Every now and then, I catch myself reading a piece of fiction, following along in the story, enjoying the ride, and WHAM! I’m stopped by the author’s words in such a way that the story falls to the side and in front of me lies the mystery of an unfolding lesson. Jolted awake in such a way, my hand automatically reaches out for the highlighter on the nightstand beside me, before I’m aware of its movement.
There is a lesson to explore. Perhaps about me as the child I was, or me as the mother I am. Most definitely a lesson about human nature.
As I read the above thought, which came from the mind of Mariah, the protagonist in Jodi Picoult’s book, Keeping Faith, I was reminded of my mother, with a similar first name: Mari.
Growing up, Mari did not bear witness. No. She swooped in and rescued, protected, anything she could so her children would not feel pain. She was (and still is) a woman of action. Similar to many mothers of that generation, as well as many I know today. Truth be told, I’m sure I do the same thing with my boys more often than I’d like to admit.
As mothers, as friends, as one human to another, isn’t that our tendency? To want to fix, to rescue, to give unsolicited advice, to share our story in response to another’s pain, in an effort to connect and offer our help? Isn’t it our nature to want to show our support? All the while, holding the best of intentions, hoping upon hope that at the end of the conversation, we will have massaged it out sufficiently that our beloved’s pain would be eased?
But, what if we try something new – just to shake things up? What if we choose to bear witness to another? Meet them where they stand, honor who they are and what their story is at that moment, and SEE them with no attempt to fix or to solve?
“To bear witness: to show by your existence that something is true.”
I must admit, this isn’t easy to do. And in all honesty, it’s not always appropriate* either.

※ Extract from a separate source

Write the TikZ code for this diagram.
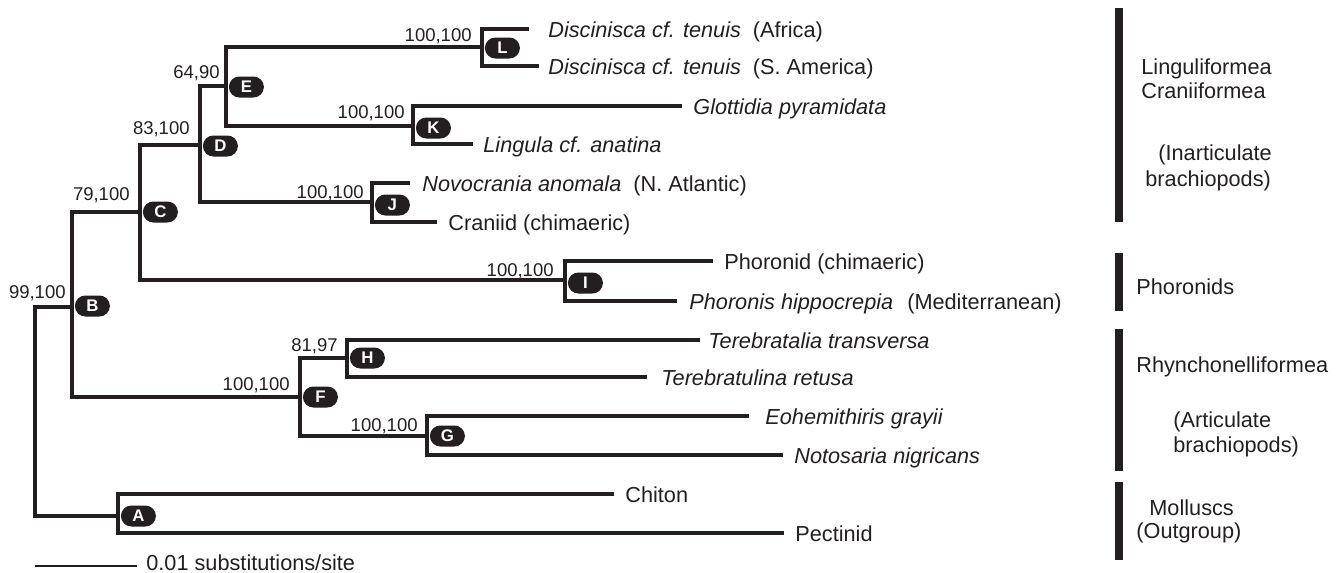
\documentclass[tikz,border=0pt]{standalone}
\usepackage{fontspec}
\setmainfont{Liberation Sans}
\definecolor{ink}{RGB}{35,31,32}
\begin{document}
\begin{tikzpicture}[x=0.5pt,y=-0.5pt,
  branch/.style={draw=ink, line width=1.6pt, line join=miter},
  pill/.style={anchor=west, fill=ink, rounded corners=5.25pt, minimum width=17.5pt, minimum height=10.5pt, inner sep=0pt, text=white, font=\bfseries\fontsize{8.4}{9}\selectfont},
  lbl/.style={anchor=base east, inner sep=0pt, text=ink, font=\fontsize{9.25}{11}\selectfont},
  leaf/.style={anchor=base west, inner sep=0pt, text=ink, font=\fontsize{10.85}{13}\selectfont},
  grp/.style={anchor=base west, inner sep=0pt, text=ink, font=\fontsize{10.85}{13}\selectfont},
  gbar/.style={fill=ink}]
\useasboundingbox (0,0) rectangle (1339,573);
% internal nodes (junction points)
\coordinate (R) at (35,411);
\coordinate (B) at (72,307);
\coordinate (C) at (140,212);
\coordinate (D) at (200,145);
\coordinate (E) at (226,86);
\coordinate (L) at (482,47);
\coordinate (K) at (413,126);
\coordinate (J) at (372,202);
\coordinate (I) at (565,280);
\coordinate (F) at (300,397);
\coordinate (H) at (347,358);
\coordinate (G) at (427,436);
\coordinate (A) at (118,516);
% leaf ends
\coordinate (l1) at (529,29);
\coordinate (l2) at (539,66);
\coordinate (k1) at (682,106);
\coordinate (k2) at (473,144);
\coordinate (j1) at (410,183);
\coordinate (j2) at (437,222);
\coordinate (i1) at (713,261);
\coordinate (i2) at (677,301);
\coordinate (h1) at (700,340);
\coordinate (h2) at (647,377);
\coordinate (g1) at (749,416);
\coordinate (g2) at (783,455);
\coordinate (a1) at (614,494);
\coordinate (a2) at (784,533);
% branches
\draw[branch] (B) -| (R) |- (A);
\draw[branch] (C) -| (B) |- (F);
\draw[branch] (D) -| (C) |- (I);
\draw[branch] (E) -| (D) |- (J);
\draw[branch] (L) -| (E) |- (K);
\draw[branch] (l1) -| (L) |- (l2);
\draw[branch] (k1) -| (K) |- (k2);
\draw[branch] (j1) -| (J) |- (j2);
\draw[branch] (i1) -| (I) |- (i2);
\draw[branch] (H) -| (F) |- (G);
\draw[branch] (h1) -| (H) |- (h2);
\draw[branch] (g1) -| (G) |- (g2);
\draw[branch] (a1) -| (A) |- (a2);
% pills
\node[pill] (pB) at (74.5,306) {B};
\node[pill] (pC) at (142.5,212) {C};
\node[pill] (pD) at (202.5,146) {D};
\node[pill] (pE) at (228.5,87) {E};
\node[pill] (pL) at (484.5,48) {L};
\node[pill] (pK) at (415.5,128) {K};
\node[pill] (pJ) at (374.5,205) {J};
\node[pill] (pI) at (567.5,283) {I};
\node[pill] (pF) at (302.5,397) {F};
\node[pill] (pH) at (349.5,358) {H};
\node[pill] (pG) at (429.5,436) {G};
\node[pill] (pA) at (120.5,516) {A};
% support labels
\node[lbl] (sB) at (66,298.6) {99,100};
\node[lbl] (sC) at (130,200.6) {79,100};
\node[lbl] (sD) at (190,134.6) {83,100};
\node[lbl] (sE) at (220,78.6) {64,90};
\node[lbl] (sL) at (472,41.6) {100,100};
\node[lbl] (sK) at (405,118.6) {100,100};
\node[lbl] (sJ) at (364,198.6) {100,100};
\node[lbl] (sI) at (554,276.6) {100,100};
\node[lbl] (sF) at (290,390.6) {100,100};
\node[lbl] (sH) at (338,351.6) {81,97};
\node[lbl] (sG) at (418,431) {100,100};
% leaf names
\node[leaf] (tl1) at (548,37) {\textit{Discinisca cf. tenuis}\hspace{6pt}(Africa)};
\node[leaf] (tl2) at (548,74) {\textit{Discinisca cf. tenuis}\hspace{6pt}(S. America)};
\node[leaf] (tk1) at (693,114) {\textit{Glottidia pyramidata}};
\node[leaf] (tk2) at (483,152) {\textit{Lingula cf. anatina}};
\node[leaf] (tj1) at (422,191) {\textit{Novocrania anomala}\hspace{6pt}(N. Atlantic)};
\node[leaf] (tj2) at (448,230) {Craniid (chimaeric)};
\node[leaf] (ti1) at (724,269) {Phoronid (chimaeric)};
\node[leaf] (ti2) at (689,309) {\textit{Phoronis hippocrepia}\hspace{7pt}(Mediterranean)};
\node[leaf] (th1) at (708,348) {\textit{Terebratalia transversa}};
\node[leaf] (th2) at (661,385) {\textit{Terebratulina retusa}};
\node[leaf] (tg1) at (765,424) {\textit{Eohemithiris grayii}};
\node[leaf] (tg2) at (794,463) {\textit{Notosaria nigricans}};
\node[leaf] (ta1) at (625,502) {Chiton};
\node[leaf] (ta2) at (795,541) {Pectinid};
% scale bar
\coordinate (s0) at (35,566);
\coordinate (s1) at (137,566);
\draw[draw=ink, line width=0.7pt] (s0) -- (s1);
\node[leaf] (scl) at (146,570) {0.01 substitutions/site};
% group bars
\fill[gbar] (1115,8) rectangle (1123,222);
\fill[gbar] (1115,253) rectangle (1123,311);
\fill[gbar] (1115,329) rectangle (1123,471);
\fill[gbar] (1115,482) rectangle (1123,560);
% group labels
\node[grp] (g1a) at (1141,74.5) {Linguliformea};
\node[grp] (g1b) at (1141,98.5) {Craniiformea};
\node[grp] (g1c) at (1158,160) {(Inarticulate};
\node[grp] (g1d) at (1145,186) {brachiopods)};
\node[grp] (g2a) at (1136,294.5) {Phoronids};
\node[grp] (g3a) at (1136,372) {Rhynchonelliformea};
\node[grp] (g3b) at (1173,427.7) {(Articulate};
\node[grp] (g3c) at (1173,452) {brachiopods)};
\node[grp] (g4a) at (1149,515) {Molluscs};
\node[grp] (g4b) at (1136,538) {(Outgroup)};
\end{tikzpicture}
\end{document}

But I’ll also share that in a raw moment, when what you need most is to be seen and heard, when another bears witness to you, to your experience, it’s one of the most sacred gifts you’ll ever receive.
*[Regarding appropriateness, whether or not it's a good idea to jump in and try to solve versus not, here's a good rule of thumb: if you know the person typically asks for help/advice when they need it and they AREN'T asking for it, DON'T give it. This would be a perfect time to give them the gift of bearing witness.]
And yes, sometimes after bearing witness to another, there comes the time to then “…cushion the fall when it’s over.” How incredibly strong and empowered the person (the child) must feel knowing that they tried and someone was there to attest to their brave act! After the trial, did you feel it was a success? Great! You have someone there to celebrate with you!! Did you feel it was a failure? Great! You have someone there to celebrate YOU and your strength, your resilience, your tenacity!!
Under the right circumstances, bearing witness to another is a kind, gentle, loving act. And a tough one, too. When I get it right, and it’s with no small effort on my part, but when I manage to get it right with my children, I feel as if Grace has just been taught.
During this week, find it within yourself to bear witness to another. It doesn’t require any words. It doesn’t require any overt gesture. It only requires your presence for another. “To show by your existence that something is true.”